In december 1672 betreedt de 30-jarige Mary Carleton de Londense rechtbank Old Bailey. Ze wordt beschuldigd van diefstal van een zilveren bord, maar tijdens het proces blijkt dat slechts het topje van de ijsberg te zijn.
Een jaar eerder was ze veroordeeld wegens diefstal en verbannen naar de Britse kolonie Jamaica. Maar ze ontsnapte en keerde terug naar Londen. Ook daarvoor staat ze terecht.
Mary getuigt voor de rechtbank dat ze eigenhandig muiterij voorkwam op het schip dat haar naar Jamaica bracht.
‘De kapitein van het schip en de gouverneur van Jamaica waren me zo dankbaar dat ze me naar huis lieten gaan,’ beweert ze zonder met haar ogen te knipperen.
Maar de rechter en jury geloven haar niet, en in de dagen daarop volgen de aanklachten tegen Mary Carleton elkaar snel op: bigamie, diefstal en oplichting.
Het ziet er slecht uit voor de veelpleger, maar tot nu toe is ze dankzij haar rappe tong en aristocratische uiterlijk overal mee weggekomen.

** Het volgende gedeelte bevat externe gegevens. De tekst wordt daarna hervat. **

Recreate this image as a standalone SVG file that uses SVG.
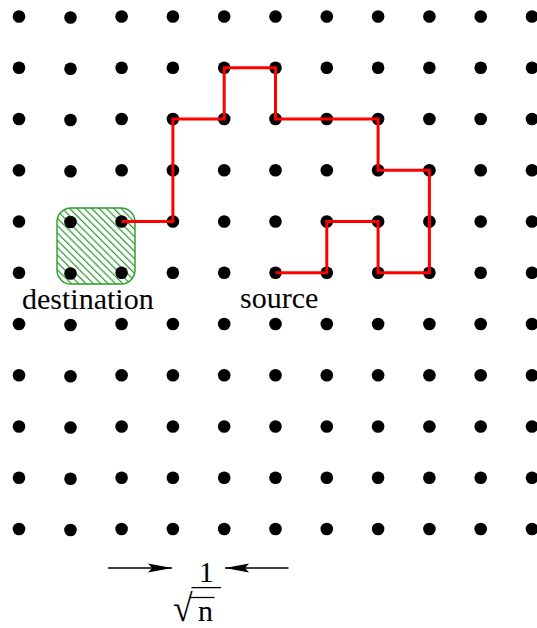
<svg xmlns="http://www.w3.org/2000/svg" width="537" height="628" viewBox="0 0 537 628">
  <style>
    .dot { fill: #000; }
    .label { font-family: "Liberation Serif", "Times New Roman", serif; font-size: 30px; fill: #000; }
    .route { fill: none; stroke: #ff0000; stroke-width: 3; stroke-linejoin: miter; }
    .region { fill: url(#hatch); stroke: #2a9d2a; stroke-width: 1.4; }
    .dim { stroke: #000; stroke-width: 1.3; fill: none; }
  </style>
  <defs>
    <pattern id="hatch" patternUnits="userSpaceOnUse" width="5.2" height="5.2" patternTransform="rotate(-45)">
      <rect width="5.2" height="5.2" fill="#fff"/>
      <line x1="0.6" y1="0" x2="0.6" y2="5.2" stroke="#2a9d2a" stroke-width="1.2"/>
    </pattern>
    <marker id="head" markerUnits="userSpaceOnUse" markerWidth="26" markerHeight="12" refX="24" refY="5" orient="auto">
      <path d="M24,5 L0,0.5 L4,5 L0,9.5 Z" fill="#000"/>
    </marker>
    <circle id="d" r="6.3" class="dot"/>
  </defs>

  <!-- destination region (hatched) -->
  <g id="destination">
    <rect class="region" x="57" y="208" width="78" height="76" rx="14" ry="14"/>
  </g>

  <!-- grid of nodes: 11 x 11, pitch ~51.3 -->
  <g id="grid">
    <g id="col0">
      <use href="#d" x="19" y="16.5"/><use href="#d" x="19" y="67.75"/><use href="#d" x="19" y="119"/><use href="#d" x="19" y="170.25"/><use href="#d" x="19" y="221.5"/><use href="#d" x="19" y="272.75"/><use href="#d" x="19" y="324"/><use href="#d" x="19" y="375.25"/><use href="#d" x="19" y="426.5"/><use href="#d" x="19" y="477.75"/><use href="#d" x="19" y="529"/>
    </g>
    <g id="col1">
      <use href="#d" x="70.5" y="17.5"/><use href="#d" x="70.5" y="68.75"/><use href="#d" x="70.5" y="120"/><use href="#d" x="70.5" y="171.25"/><use href="#d" x="70.5" y="222"/><use href="#d" x="70.5" y="273.5"/><use href="#d" x="70.5" y="325"/><use href="#d" x="70.5" y="376.25"/><use href="#d" x="70.5" y="427.5"/><use href="#d" x="70.5" y="478.75"/><use href="#d" x="70.5" y="530"/>
    </g>
    <g id="col2">
      <use href="#d" x="121.6" y="16.5"/><use href="#d" x="121.6" y="67.75"/><use href="#d" x="121.6" y="119"/><use href="#d" x="121.6" y="170.25"/><use href="#d" x="121.6" y="221.5"/><use href="#d" x="121.6" y="272.75"/><use href="#d" x="121.6" y="324"/><use href="#d" x="121.6" y="375.25"/><use href="#d" x="121.6" y="426.5"/><use href="#d" x="121.6" y="477.75"/><use href="#d" x="121.6" y="529"/>
    </g>
    <g id="col3">
      <use href="#d" x="172.9" y="16.5"/><use href="#d" x="172.9" y="67.75"/><use href="#d" x="172.9" y="119"/><use href="#d" x="172.9" y="170.25"/><use href="#d" x="172.9" y="221.5"/><use href="#d" x="172.9" y="272.75"/><use href="#d" x="172.9" y="324"/><use href="#d" x="172.9" y="375.25"/><use href="#d" x="172.9" y="426.5"/><use href="#d" x="172.9" y="477.75"/><use href="#d" x="172.9" y="529"/>
    </g>
    <g id="col4">
      <use href="#d" x="224.2" y="16.5"/><use href="#d" x="224.2" y="67.75"/><use href="#d" x="224.2" y="119"/><use href="#d" x="224.2" y="170.25"/><use href="#d" x="224.2" y="221.5"/><use href="#d" x="224.2" y="272.75"/><use href="#d" x="224.2" y="324"/><use href="#d" x="224.2" y="375.25"/><use href="#d" x="224.2" y="426.5"/><use href="#d" x="224.2" y="477.75"/><use href="#d" x="224.2" y="529"/>
    </g>
    <g id="col5">
      <use href="#d" x="275.5" y="16.5"/><use href="#d" x="275.5" y="67.75"/><use href="#d" x="275.5" y="119"/><use href="#d" x="275.5" y="170.25"/><use href="#d" x="275.5" y="221.5"/><use href="#d" x="275.5" y="272.75"/><use href="#d" x="275.5" y="324"/><use href="#d" x="275.5" y="375.25"/><use href="#d" x="275.5" y="426.5"/><use href="#d" x="275.5" y="477.75"/><use href="#d" x="275.5" y="529"/>
    </g>
    <g id="col6">
      <use href="#d" x="326.8" y="16.5"/><use href="#d" x="326.8" y="67.75"/><use href="#d" x="326.8" y="119"/><use href="#d" x="326.8" y="170.25"/><use href="#d" x="326.8" y="221.5"/><use href="#d" x="326.8" y="272.75"/><use href="#d" x="326.8" y="324"/><use href="#d" x="326.8" y="375.25"/><use href="#d" x="326.8" y="426.5"/><use href="#d" x="326.8" y="477.75"/><use href="#d" x="326.8" y="529"/>
    </g>
    <g id="col7">
      <use href="#d" x="378.1" y="16.5"/><use href="#d" x="378.1" y="67.75"/><use href="#d" x="378.1" y="119"/><use href="#d" x="378.1" y="170.25"/><use href="#d" x="378.1" y="221.5"/><use href="#d" x="378.1" y="272.75"/><use href="#d" x="378.1" y="324"/><use href="#d" x="378.1" y="375.25"/><use href="#d" x="378.1" y="426.5"/><use href="#d" x="378.1" y="477.75"/><use href="#d" x="378.1" y="529"/>
    </g>
    <g id="col8">
      <use href="#d" x="429.4" y="16.5"/><use href="#d" x="429.4" y="67.75"/><use href="#d" x="429.4" y="119"/><use href="#d" x="429.4" y="170.25"/><use href="#d" x="429.4" y="221.5"/><use href="#d" x="429.4" y="272.75"/><use href="#d" x="429.4" y="324"/><use href="#d" x="429.4" y="375.25"/><use href="#d" x="429.4" y="426.5"/><use href="#d" x="429.4" y="477.75"/><use href="#d" x="429.4" y="529"/>
    </g>
    <g id="col9">
      <use href="#d" x="480.7" y="16.5"/><use href="#d" x="480.7" y="67.75"/><use href="#d" x="480.7" y="119"/><use href="#d" x="480.7" y="170.25"/><use href="#d" x="480.7" y="221.5"/><use href="#d" x="480.7" y="272.75"/><use href="#d" x="480.7" y="324"/><use href="#d" x="480.7" y="375.25"/><use href="#d" x="480.7" y="426.5"/><use href="#d" x="480.7" y="477.75"/><use href="#d" x="480.7" y="529"/>
    </g>
    <g id="col10">
      <use href="#d" x="532" y="16.5"/><use href="#d" x="532" y="67.75"/><use href="#d" x="532" y="119"/><use href="#d" x="532" y="170.25"/><use href="#d" x="532" y="221.5"/><use href="#d" x="532" y="272.75"/><use href="#d" x="532" y="324"/><use href="#d" x="532" y="375.25"/><use href="#d" x="532" y="426.5"/><use href="#d" x="532" y="477.75"/><use href="#d" x="532" y="529"/>
    </g>
  </g>

  <!-- routed path from source to destination -->
  <g id="connectors">
    <path class="route" d="M275.5,272.75 H326.8 V221.5 H378.1 V272.75 H429.4 V170.25 H378.1 V119 H275.5 V67.75 H224.2 V119 H172.9 V221.5 H121.6"/>
  </g>

  <!-- labels -->
  <g id="labels">
    <text class="label" x="22" y="309" font-size="30.5">destination</text>
    <text class="label" x="240" y="308">source</text>
  </g>

  <!-- grid pitch dimension: 1/sqrt(n) -->
  <g id="pitch">
    <line class="dim" x1="108" y1="568" x2="172" y2="568" marker-end="url(#head)"/>
    <line class="dim" x1="288.5" y1="568" x2="225" y2="568" marker-end="url(#head)"/>
    <text class="label" x="206.3" y="582" text-anchor="middle">1</text>
    <line x1="191.5" y1="587.6" x2="221" y2="587.6" stroke="#000" stroke-width="1.3"/>
    <text class="label" x="0" y="0" style="font-size:34px" transform="translate(173,621) scale(1.05,1.12)">√</text>
    <line x1="190" y1="597.5" x2="214.5" y2="597.5" stroke="#000" stroke-width="1.3"/>
    <text class="label" x="198" y="621">n</text>
  </g>
</svg>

Al jaren doet ze zich voor als een Duitse prinses, waardoor ze in de buurt van rijke jongemannen kan komen om hun hun geld afhandig te maken.
Ze wordt de ’grijze weduwe’ genoemd omdat ze anders dan de ‘zwarte weduwe’ haar partners niet vermoordt, maar in een web van leugens verstrikt, waarna ze er met hun geld vandoor gaat.